A number of weeks ago, I read in Time about a study which found a correlation between household income and happiness. (Also reported in Inc., U.S. News & World Report, and the Washington Post.)
The study was conducted by researchers Daniel Kahneman and Angus Deaton at Princeton University and published a month ago in the Proceedings of the National Academy of Sciences. The results show that there are two kinds of happiness, which are affected differently by your income level. The first type is your day-to-day mood and well-being (happy, sad, stressed, enjoying life, etc.). The second is your overall sense of the level of satisfaction with the way your life is going.
What the researchers found was interesting. The first type of happiness - one's day-to-day well-being - improves until household income reaches $75,000, but does not continue to improve when income increases above that amount. "Perhaps $75,000 is a threshold beyond which further increases in income no longer improve individuals' ability to do what matters most to their emotional well-being, such as spending time with people they like, avoiding pain and disease, and enjoying leisure." That is to say, below that threshold, every additional dollar of income makes it easier focus on one's emotional well-being rather than worrying about the costs of day-to-day life, such as food and medical care. But at $75,000, a sufficient amount of money can be directed at both daily concerns and emotional happiness. Additional dollars spent over that amount do not increase one's day-to-day well-being. (As an aside, 85% of the 450,000 polled by Gallup and Healthways reported feeling happy the previous day, and 40% reported feeling stressed. Does that add up to more than 100%? Indeed it does. It appears that those two things are not mutually exclusive.)

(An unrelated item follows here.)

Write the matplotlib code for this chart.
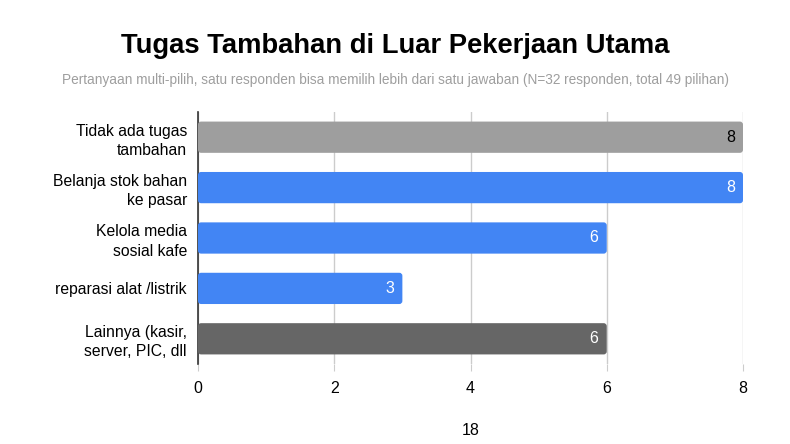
import matplotlib.pyplot as plt
from matplotlib.patches import FancyBboxPatch

plt.rcParams['font.family'] = ['Liberation Sans', 'DejaVu Sans']

# data
categories = ['Tidak ada tugas\ntambahan', 'Belanja stok bahan\nke pasar',
              'Kelola media\nsosial kafe', 'reparasi alat /listrik',
              'Lainnya (kasir,\nserver, PIC, dll']
values = [8, 8, 6, 3, 6]
colors = ['#9e9e9e', '#4285f4', '#4285f4', '#4285f4', '#666666']
label_colors = ['black', 'white', 'white', 'white', 'white']
xticks = [0, 2, 4, 6, 8]

fig = plt.figure(figsize=(7.9, 4.44), dpi=100)
ax = fig.add_axes([198 / 790, 1 - 364 / 444, 545 / 790, 252 / 444])

y = list(range(len(categories)))
bars = ax.barh(y, values, height=0.62, color=colors, zorder=3)
# swap plain bars for slightly rounded ones
for b in bars:
    x0, y0 = b.get_x(), b.get_y()
    w, h = b.get_width(), b.get_height()
    rp = FancyBboxPatch((x0, y0), w, h, boxstyle='round,pad=0,rounding_size=0.045',
                        mutation_aspect=1.35, facecolor=b.get_facecolor(),
                        edgecolor='none', zorder=3)
    b.set_visible(False)
    ax.add_patch(rp)
for yi, v, c in zip(y, values, label_colors):
    ax.text(v - 0.12, yi, str(v), ha='right', va='center', color=c, fontsize=11.5, zorder=4)

ax.set_xlim(0, 8)
ax.set_ylim(4.5, -0.5)
ax.set_yticks(y)
ax.set_yticklabels(categories, fontsize=11.3, ha='right', multialignment='right', linespacing=1.35)
ax.set_xticks(xticks)
ax.set_xticklabels([str(t) for t in xticks], fontsize=11.5)
ax.tick_params(axis='y', length=0, pad=8)
ax.tick_params(axis='x', length=5, color='#cccccc', pad=7)
ax.xaxis.grid(True, color='#cccccc', linewidth=1, zorder=0)
for s in ['top', 'right', 'bottom']:
    ax.spines[s].set_visible(False)
ax.spines['left'].set_color('#333333')
ax.spines['left'].set_linewidth(1.2)
ax.set_xlabel('18', fontsize=11.5, labelpad=20)

fig.text(0.5, 1 - 46 / 444, 'Tugas Tambahan di Luar Pekerjaan Utama', ha='center', va='center',
         fontsize=19.7, fontweight='bold')
fig.text(0.5, 1 - 80 / 444,
         'Pertanyaan multi-pilih, satu responden bisa memilih lebih dari satu jawaban (N=32 responden, total 49 pilihan)',
         ha='center', va='center', fontsize=9.85, color='#9e9e9e')

fig.savefig('out.png', dpi=100)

The second type of happiness, though - one's overall level of satisfaction with his or her life - does continue to increase with higher income levels. "Higher incomes don't seem to have any effect on well-being after around $75,000, whereas your evaluation of your life keeps going up along with income."
Statistically speaking, only 1/3 of households in the U.S. earn over $75,000 annually. The average household income is about $71,500, while the median is only $52,000. And what do those numbers mean? They appear to indicate that 2/3 of Americans could use a little more day-to-day happiness, and half of households need to bring in an extra $23,000 to get there. That's a tall order, I suspect.